The faded LCD could be a result of too much resistance, from oxidation or old/failing capacitors, but the spinning analog seems to me to either be a short that’s keeping the analog setting switched on, or a problem in the chip that’s causing it to go haywire.
I’d take the module apart, clean the board, check the crystal and if no problems are found probably start looking for one with a broken LCD and working circuitboard to replace it.
Or it could be as easy as removing the battery, checking it’s still outputting 1.5v-1.6v – a low or poor quality battery can do some weird things as well…good luck!
Thank you !
I’ll check all the things you pointed out (as far as I can go with my equipment and skills, which both are quite poor, I must admit).
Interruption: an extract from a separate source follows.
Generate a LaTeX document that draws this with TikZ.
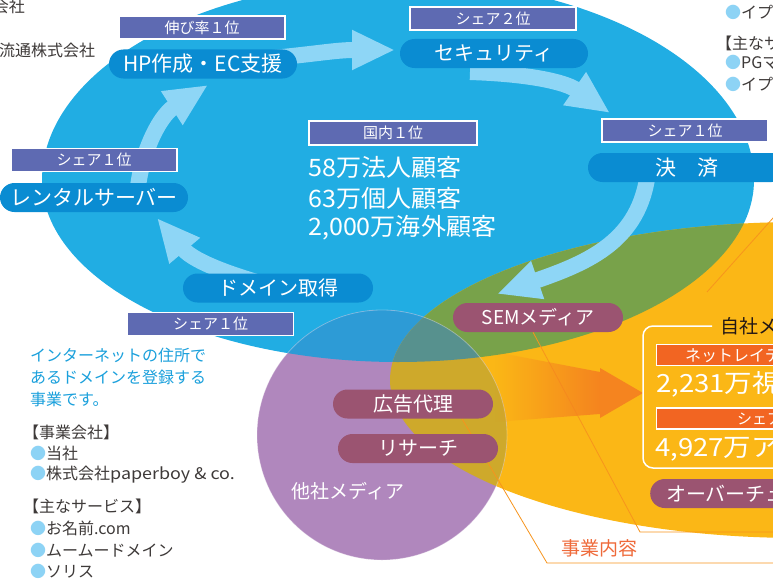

Then, if I manage to put everything back together without doing any additional damage, I’ll definately head to a watch repair shop: apart from this strange behavior the watch is nearly mint (no scratches, all clean inside), it’s worth giving it a chance to live a second life.
Thanks again,
Alberto – Rome, Italy.
Good luck – worst case you can always look for a similar model with a broken LCD and take the board from that 🙂
Where can you get the packaging so that the water does not enter? I have one that belonged to my dad, I have used it sporadically and it works perfectly, just the detail of the packaging that has it broken. Thank you very much for the reply.
The odd-shaped caseback gaskets are very hard to find. Contact the Citizen agent in your country, or find a watchmaker who specialises in Citizen watches. Otherwise you could try and make your own with silicone – good luck!
I have one of these in almost perfect condition.. hardly ever wore it and was put in a cookie tin for the past 28 years. Put a new battery in it and works like the first day. When i went to wrap it around my wrist the strap broke.. crumbled ! Where would i even begin to find a original strap for this ? BTW when i tried to set the current date the year only goes to 2010 just for a laugh.